Entries:
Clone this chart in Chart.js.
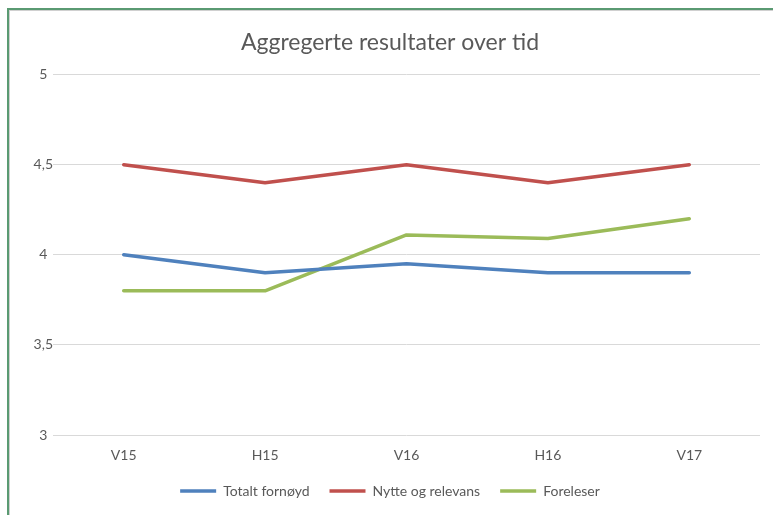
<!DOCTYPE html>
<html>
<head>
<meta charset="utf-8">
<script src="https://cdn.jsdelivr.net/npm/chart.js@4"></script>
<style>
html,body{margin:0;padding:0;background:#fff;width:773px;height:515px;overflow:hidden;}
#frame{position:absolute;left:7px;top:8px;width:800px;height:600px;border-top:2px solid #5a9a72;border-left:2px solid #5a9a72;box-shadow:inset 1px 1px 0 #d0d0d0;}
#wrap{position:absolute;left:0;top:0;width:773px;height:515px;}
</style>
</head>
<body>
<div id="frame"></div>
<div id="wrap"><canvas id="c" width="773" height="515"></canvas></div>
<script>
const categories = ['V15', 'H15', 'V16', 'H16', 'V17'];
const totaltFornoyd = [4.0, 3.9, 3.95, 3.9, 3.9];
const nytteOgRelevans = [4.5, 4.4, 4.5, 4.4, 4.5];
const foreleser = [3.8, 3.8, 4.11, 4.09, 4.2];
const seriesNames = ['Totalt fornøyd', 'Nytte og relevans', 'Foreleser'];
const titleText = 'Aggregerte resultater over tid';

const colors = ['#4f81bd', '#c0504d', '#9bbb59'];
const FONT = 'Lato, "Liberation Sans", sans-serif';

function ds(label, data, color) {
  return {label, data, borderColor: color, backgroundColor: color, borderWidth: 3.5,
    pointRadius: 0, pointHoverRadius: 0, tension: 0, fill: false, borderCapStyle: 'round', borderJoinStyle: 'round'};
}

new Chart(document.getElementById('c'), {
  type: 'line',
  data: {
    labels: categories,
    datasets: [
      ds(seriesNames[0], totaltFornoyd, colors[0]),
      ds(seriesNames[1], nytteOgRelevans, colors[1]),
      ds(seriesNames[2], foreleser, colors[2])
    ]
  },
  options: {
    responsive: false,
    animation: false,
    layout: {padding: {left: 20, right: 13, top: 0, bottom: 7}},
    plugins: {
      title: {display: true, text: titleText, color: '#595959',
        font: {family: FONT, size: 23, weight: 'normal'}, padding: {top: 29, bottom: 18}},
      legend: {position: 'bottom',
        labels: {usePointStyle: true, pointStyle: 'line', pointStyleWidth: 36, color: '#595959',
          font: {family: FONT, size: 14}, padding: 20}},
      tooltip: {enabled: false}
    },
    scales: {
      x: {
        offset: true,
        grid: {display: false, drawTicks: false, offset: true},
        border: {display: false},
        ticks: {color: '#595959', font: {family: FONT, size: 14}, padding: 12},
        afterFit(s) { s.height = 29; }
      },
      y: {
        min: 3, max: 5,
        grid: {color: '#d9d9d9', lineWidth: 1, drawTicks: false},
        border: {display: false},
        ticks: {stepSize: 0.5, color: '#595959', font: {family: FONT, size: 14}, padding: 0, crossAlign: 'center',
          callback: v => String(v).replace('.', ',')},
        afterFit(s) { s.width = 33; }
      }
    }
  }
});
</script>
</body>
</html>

* * *

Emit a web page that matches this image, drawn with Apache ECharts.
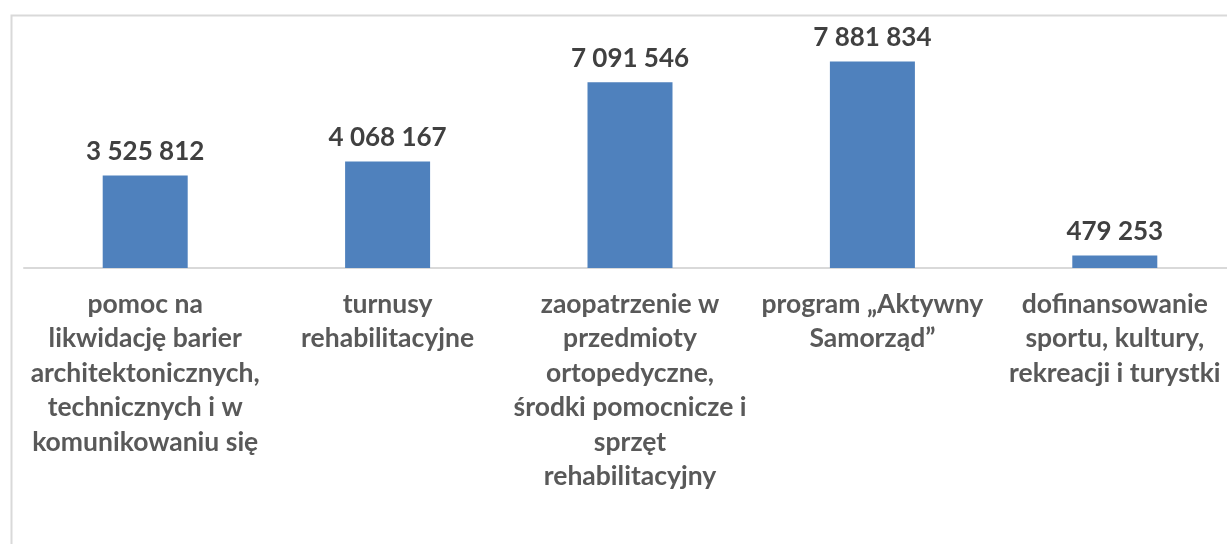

Problem requirements: Read the data above. Pull out each line in which the string "this" appears.

Correct result:
Clone this chart in Chart.js.
Emit a web page that matches this image, drawn with Apache ECharts.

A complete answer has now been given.